An individual sitting alone in a room can consume a steady diet of hyper-partisan content, becoming convinced that a political figure is not just someone with different economic views, but an existential threat to society who must be eliminated.
The Cyber Hunting Ground
The digital trail that led to the 28-year-old’s arrest is typical of modern counter-terror and public order policing. Threat intelligence units within police forces monitor public forums, social media channels, and encrypted messaging apps.
They use specialized software to flag keywords associated with violence, firearms, and specific public figures. Once a threat is flagged, investigators work backward to identify the user behind the screen.

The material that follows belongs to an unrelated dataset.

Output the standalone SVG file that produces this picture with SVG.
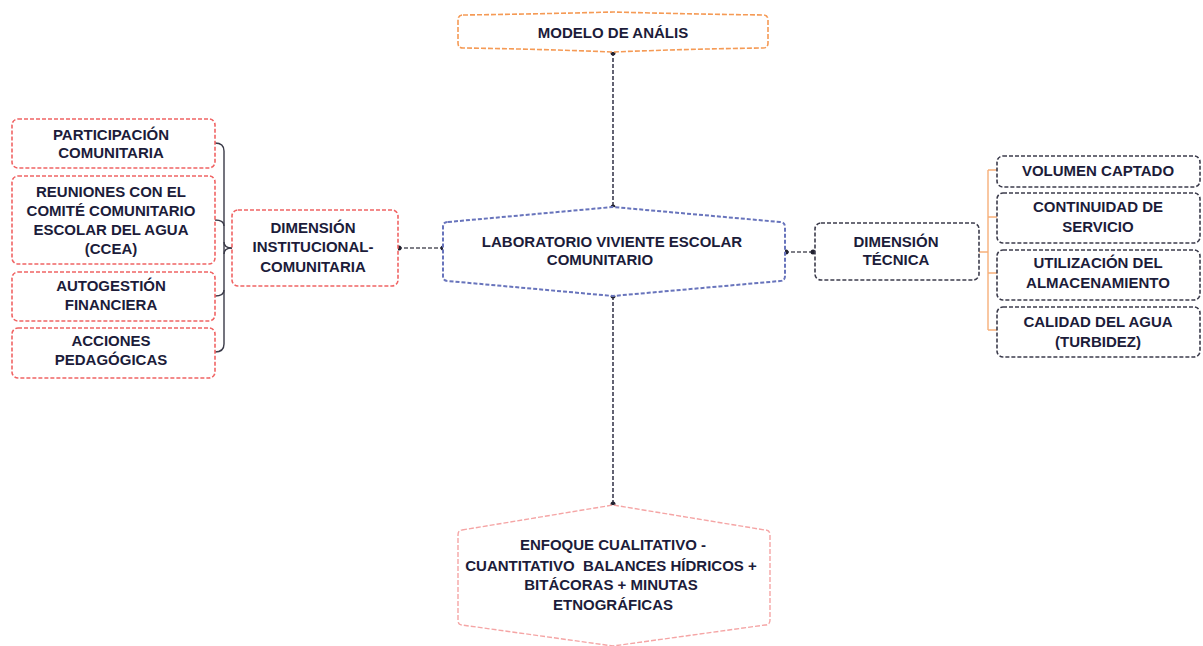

[Social Media Post/Message] ---> [Keyword Flagged by Police Algorithm] ---> [IP Tracking & ISP Query] ---> [Physical Address Identified] ---> [Tactical Arrest Executed]
This process sounds efficient, but it is incredibly labor-intensive.
Police departments are flooded with thousands of hostile messages every day. Separating a genuine, operational threat from an angry teenager venting behind an anonymous account requires immense human intelligence and time.
If the police ignore a threat that turns out to be real, the consequences are catastrophic. If they investigate every single offensive comment, they exhaust their budget and personnel within weeks. It is an unsustainable numbers game that the police are currently losing.
The Threat to the Democratic Process
When politicians can no longer safely meet the public, democracy itself begins to erode. We are already seeing the early stages of this retreat.
Many Members of Parliament have stopped holding open surgeries in their constituencies, opting instead for pre-screened online meetings or security-vetted appointments. Campaign events are increasingly kept secret until the last possible moment to prevent hostile crowds or individuals from organizing.
This secrecy protects the candidate, but it isolates them from the very people they wish to represent.
The public square is being hollowed out. If only the most heavily guarded politicians can campaign, then the political arena becomes a playground exclusively for those backed by deep-pocketed organizations or the state apparatus.
The threat to shoot a political leader is not just an attack on an individual. It is a direct assault on the fundamental premise of a free society, designed to intimidate dissenters into silence and drive candidates off the streets.
The arrest of a single suspect in this case offers a temporary sigh of relief, but the underlying machinery that produced his anger remains entirely intact.
The state cannot guard everyone. The police cannot monitor every keyboard. The private security details can only do so much. We are rapidly approaching a point where the physical safety of our leaders will require them to exist behind a permanent wall of steel and glass, completely severed from the public they serve.